Deshalb stellt er für den bevorstehenden, turnusgemäßen "Ad-limina-Besuch" der deutschen Bischöfe in Rom im November konkrete Forderungen. In zahlreichen Gesprächen mit dem Papst und den Leitern der zentralen Kurienbehörden sollen die Bischöfe die bisherigen Ergebnisse des Synodalen Weges vorstellen. Bätzing drängt darauf, dass diese in Fulda detailliert vorbereiteten Präsentationen innerkirchlich protokolliert und verbindlich weiterkommuniziert werden. Sie sollen nicht einfach abgeheftet oder "schubladisiert" werden.

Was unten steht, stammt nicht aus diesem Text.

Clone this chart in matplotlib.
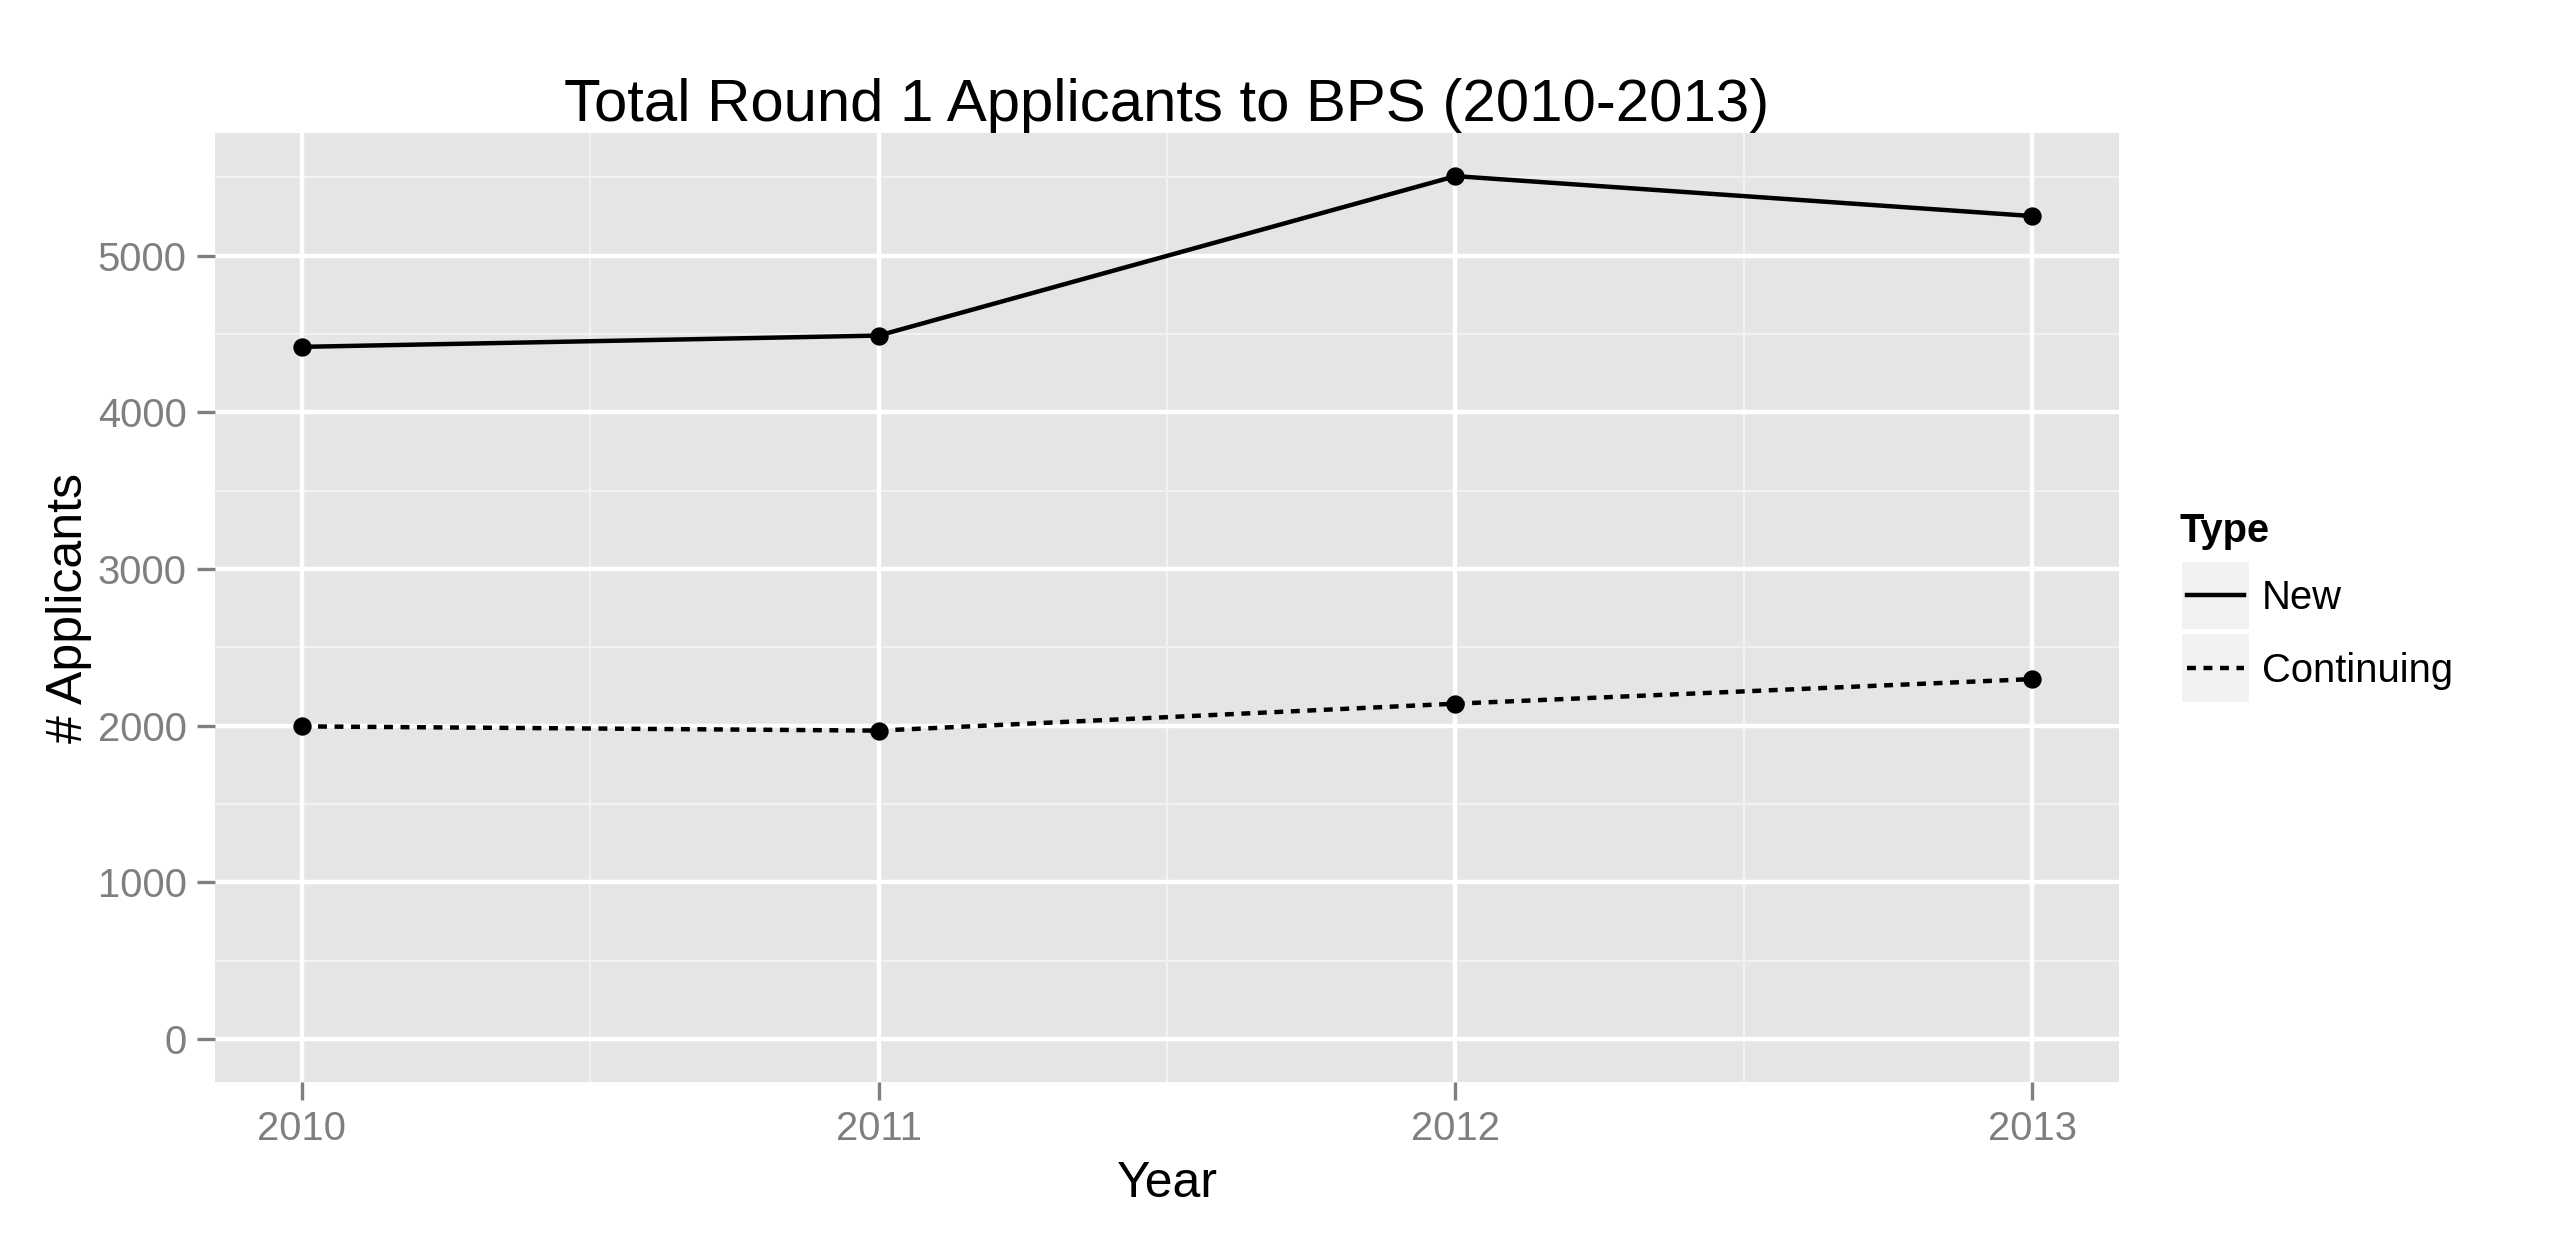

Fehlende Vernetzung in Rom ist die Schwachstelle
Die Kommunikation nach Rom gehört zu den Schwachstellen des Synodalen Wegs, sie ist auch Bätzings Schwachstelle. Anders als andere Spitzenkleriker hat er nicht in Rom studiert, spricht nicht italienisch, verfügt kaum über vertrauliche Kontakte in die Zentrale. Und das Präsidium des Synodalen Wegs ist vom Papst, trotz dringender Bitten Bätzings, in Rom auch noch nicht vorgelassen worden.
Ob der Reformprozess gelingt, bleibt offen
Ob der Kampf des Bischofs von Limburg und der Mehrheit seiner Mitbrüder für Reformen in der Katholische Kirche erfolgreich ist, bleibt fraglich. Auf ihre Weise spiegelt auch die Kirche die derzeit politisch und gesellschaftlich erstarkenden illiberalen und antidemokratischen Tendenzen. Auch innerkirchlich tobt der Kampf um die großen Grundfragen des Zusammenlebens. Das autoritäre Modell, das politisch auf dem Vormarsch ist, steckt der Kirche ohnehin in den Genen und wird dadurch teilweise revitalisiert.
Mit konservativen Bischöfen, die sich ganz auf Seiten der rechten Lehre und Roms wähnen, wird Bätzing rechnen und leben müssen, solange er die Bischofskonferenz leitet. Die nötigen Kämpferqualitäten dafür hat er.